And this reminds me about another story, I can't find the link but it was something like this:
A game developer was making a game for PlayStation and they were over their memory limit. They were approaching a deadline but couldn't remove anything else from the game to fit it in memory (or disk, I can't remember). So a senior dev came by, changes the code in 1 minute and everything could fit into memory now.
The thing was that at the start of each project, he had declared a variable of 2mb that does nothing, so when every optimisation has been done and it still doesn't fit, he could just remove that variable and free up some more space.
There’s an episode of “Star Trek: the Next Generation” where Scotty, the engineer from the original Shatner Star Trek tells the next-century engineer LaForge that this is how it’s done. You never tell the captain all that you have so you keep something to squeeze at the fatal moment.
This is sound advice from both technical and nontechnical perspectives. I like to use this middleware in node to inject semi-realistic delays in my mock data: https://github.com/boo1ean/express-delay
A lot of people are building big systems these days and in many cases we have a guess at what is a reasonable amount if time for all of the steps in the process to take if we want an answer in 600 ms.
While your trick makes you look good, setting the times to match the budget might be more honest.
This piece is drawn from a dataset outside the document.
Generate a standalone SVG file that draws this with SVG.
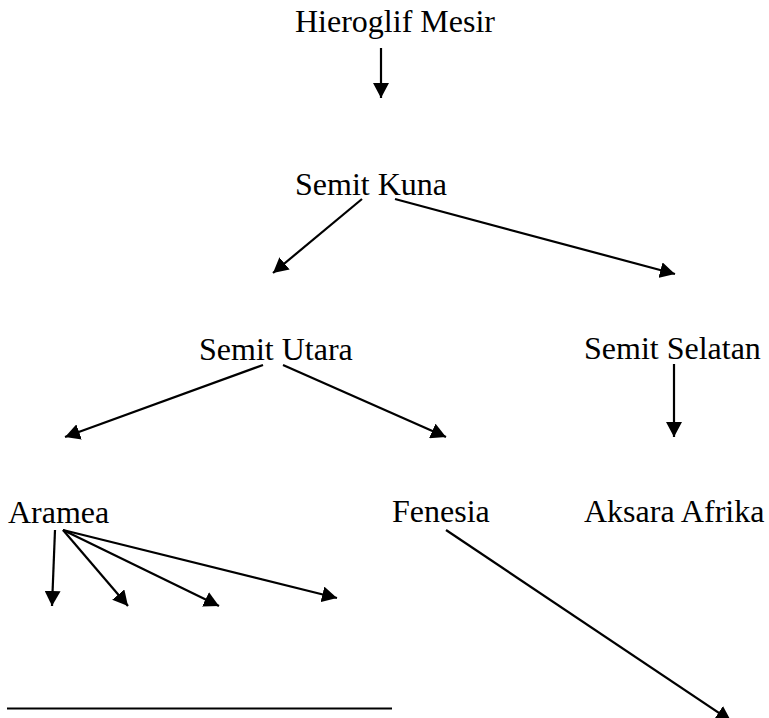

And when the app slows down you can blame the people who take 250ms to do their part when we agreed to 100ms.
Really? Our 95th percentile only goes above 1s when we are having problems, and nobody with any power in the company thinks that's good enough. Think about how much hardware capacity you need for a site getting even 100s of requests per second. If you can halve the p95 you can decommission or re-allocate close to half of your servers.
As several other people on HN have pointed out more eloquently, it's the variability that kills you faster than the average throughput.
The 100ms was not about end-user response times, it's referring to internal response times between servers. To make a page in 1 second you can't have 3 different services taking 700ms to respond, even if you can make all three calls in parallel. And if you have to call a bunch sequentially, you need the 75th or even the 95th percentile for those services to be pretty good otherwise your 95th percentile for the entire interaction will be very spiky.
Lesson learned: make demo functions slower on purpose so the real one matches or exceeds it. It's not even deceptive: you're setting realistic expectations instead of giving a false impression.